CBR15 BINGO (Take to the Skies square: memoir written by the first person to fly nonstop from Europe to North America) BINGO! (Take to the Skies to Adulthood)
For last year’s CBR Bingo, I read Circling the Sun by Paula McClain and loved it. I fell hard for the problematic but endlessly fascinating shenanigans of mostly swanky Europeans living, farming and cocktailing their way across East Africa. McClain’s novel centered on Beryl Markham who was the most interesting of the bunch. Raised on her father’s farm, she grew up with the boys of the local tribe and held her own with them, hunting and roaming around the dangers of the African landscape. She was mauled by neighbor’s pet lion, grew up to be a horse trainer and eventually became an aviatrex who was the first person to fly nonstop from Europe to North America. FASCINATING. As a side effect of reading McClain’s novel, I also read Karen Blixen/Isak Dinesen’s account of the same place and time period, Out of Africa, which I did not love. I think because Beryl was more my jam, her book did not disappoint.
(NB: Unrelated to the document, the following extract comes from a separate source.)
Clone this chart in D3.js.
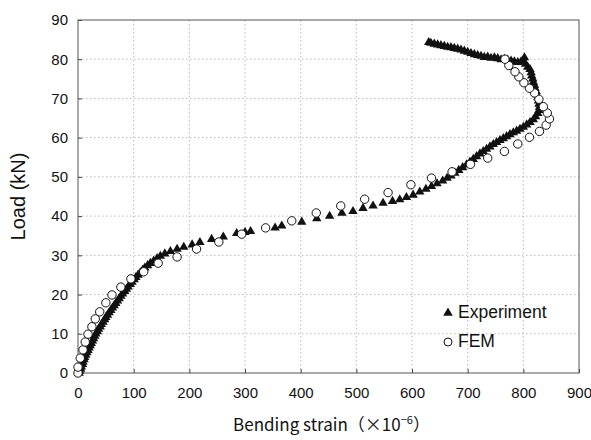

One more comparison: unlike Out of Africa, Markham’s memoir is actually cohesize. While it does jump from situation to situation, it does so in a linear path. She writes about her feral childhood, her love of horses and her unending curiosity. After her father decides to leave Africa, eighteen year old Beryl establishes herself as a horse trainer in the male dominated horse racing industry in 1920’s Kenya. When she discovers flying, she blends her love of the African landscape with a job scouting for big game hunters, flying medical supplies and making emergency gin runs. Again, FASCINATING.
While she mentions male friends and lovers, although she does not refer to them as such in her memoir, Beryl completely leaves out her husbands and any mention whatsover of her romantic relationships. She doesn’t even hint at it. It is as though she deemed those parts of her life existing seperately from who she was and what she accomplished. It was refreshing.